In 1991 a subsidized segregated set of camps called Kids Across America (KAA) was formed for "urban youth". KAA has a separate website and is an independent 501(c)(3) non-profit organization previously known as "The I'm Third Foundation" linked to the Kanakuk website through ministry partners and not listed directly as a Kanakuk Kamp location. Critics allege that "90% of KAA campers are African American, whereas more than 90% of the campers who attend the other six Kanakuk Kamps at full tuition are white" and that the scholarships available to students to go to Kanakuk Kamps are not advertised to KAA eligible families, indicating that Kanakuk does not want lower income youth at the regular Kanakuk Kamps. Critics also allege that some campers at KAA camps are escorted by police officers due to the demographics at the camp being marked as "dangerous."

==Lawsuits==
As early as 2011, civil lawsuits against White and Kanakuk Kamps began. A civil suit from Taney County with an unnamed plaintiff alleged that Kanakuk Kamps CEO Kris Cooper and President Joe White knew and covered up Newman's sexual abuse.

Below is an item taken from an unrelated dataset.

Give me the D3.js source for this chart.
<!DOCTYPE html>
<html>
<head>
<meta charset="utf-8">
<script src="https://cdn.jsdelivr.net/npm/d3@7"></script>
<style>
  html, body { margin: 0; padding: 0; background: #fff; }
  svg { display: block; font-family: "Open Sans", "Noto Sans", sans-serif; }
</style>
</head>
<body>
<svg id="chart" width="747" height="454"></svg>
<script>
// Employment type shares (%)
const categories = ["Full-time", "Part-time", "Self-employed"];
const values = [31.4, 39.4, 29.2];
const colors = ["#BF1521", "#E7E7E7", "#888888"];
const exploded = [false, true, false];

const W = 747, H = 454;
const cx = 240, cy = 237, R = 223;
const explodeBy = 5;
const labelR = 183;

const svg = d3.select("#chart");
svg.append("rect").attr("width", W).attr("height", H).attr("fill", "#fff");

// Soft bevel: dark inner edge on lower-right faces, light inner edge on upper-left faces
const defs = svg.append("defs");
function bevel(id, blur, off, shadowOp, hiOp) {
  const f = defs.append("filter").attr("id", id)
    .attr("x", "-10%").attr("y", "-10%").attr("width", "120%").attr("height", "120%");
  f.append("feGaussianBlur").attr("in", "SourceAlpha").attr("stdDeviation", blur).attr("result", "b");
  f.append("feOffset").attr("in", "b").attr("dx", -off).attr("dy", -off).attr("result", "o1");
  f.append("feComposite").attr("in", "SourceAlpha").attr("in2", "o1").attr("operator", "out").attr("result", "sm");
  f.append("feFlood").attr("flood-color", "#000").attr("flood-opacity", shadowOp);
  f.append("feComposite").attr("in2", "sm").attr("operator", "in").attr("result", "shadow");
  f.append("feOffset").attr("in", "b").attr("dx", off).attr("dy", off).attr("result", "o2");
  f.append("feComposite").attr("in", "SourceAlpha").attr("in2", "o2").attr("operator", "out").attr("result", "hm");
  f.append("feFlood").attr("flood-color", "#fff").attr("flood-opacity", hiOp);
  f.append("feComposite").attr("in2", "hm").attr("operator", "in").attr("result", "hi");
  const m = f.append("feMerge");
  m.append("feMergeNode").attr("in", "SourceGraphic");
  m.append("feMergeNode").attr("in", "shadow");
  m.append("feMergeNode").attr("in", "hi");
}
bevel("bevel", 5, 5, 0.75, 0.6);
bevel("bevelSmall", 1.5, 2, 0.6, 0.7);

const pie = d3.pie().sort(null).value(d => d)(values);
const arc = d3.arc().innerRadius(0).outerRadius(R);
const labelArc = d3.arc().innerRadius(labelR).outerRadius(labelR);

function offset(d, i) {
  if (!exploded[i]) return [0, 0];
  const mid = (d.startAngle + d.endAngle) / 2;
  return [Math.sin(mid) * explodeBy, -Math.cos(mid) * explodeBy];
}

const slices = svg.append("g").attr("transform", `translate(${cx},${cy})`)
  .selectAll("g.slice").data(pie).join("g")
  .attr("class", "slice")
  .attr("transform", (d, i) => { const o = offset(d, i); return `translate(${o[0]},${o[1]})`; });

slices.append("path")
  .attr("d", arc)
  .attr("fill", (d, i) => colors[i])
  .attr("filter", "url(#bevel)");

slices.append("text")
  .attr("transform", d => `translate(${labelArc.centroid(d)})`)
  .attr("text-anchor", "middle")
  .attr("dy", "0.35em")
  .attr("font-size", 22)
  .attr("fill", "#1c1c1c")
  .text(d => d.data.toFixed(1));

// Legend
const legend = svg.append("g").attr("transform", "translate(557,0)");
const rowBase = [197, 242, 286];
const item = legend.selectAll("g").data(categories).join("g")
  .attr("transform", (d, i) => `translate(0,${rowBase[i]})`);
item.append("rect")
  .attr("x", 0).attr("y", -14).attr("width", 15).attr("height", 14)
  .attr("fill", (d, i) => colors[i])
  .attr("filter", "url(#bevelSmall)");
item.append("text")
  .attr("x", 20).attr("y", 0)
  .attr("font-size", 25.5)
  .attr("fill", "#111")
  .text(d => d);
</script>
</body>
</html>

In 2022, Logan Yandell filed a lawsuit against Joe White, Kanakuk Heritage and Kanakuk Ministries that alleged he was sexually abused during his attendance between 2005 and 2008 by former camp director Peter Newman, and that Kanakuk leadership knew about it. Yandell settled with Kanakuk Kamps in 2010 for an undisclosed amount and signed a non-disclosure agreement. Yandell was seeking a jury trial and $25,000 in damages.

In 2022, Kanakuk Kamps sued ACE American Insurance Co., accusing the insurance company of forcing the camp to cover up sexual abuse.

In April 2025, a civil lawsuit was filed in Taney County Circuit Court by a plaintiff identified as "Jane Doe," represented by attorneys Reed Martens and Robert Thrasher of the Kansas City-based law firm Monsees & Mayer, P.C. The lawsuit alleges that Kanakuk Kamps and its leadership, including CEO Joe White, knowingly concealed the actions of former camp director Peter Newman and misled the plaintiff into signing a non-disclosure agreement following her abuse. The filing claims fraudulent concealment and seeks damages for ongoing trauma.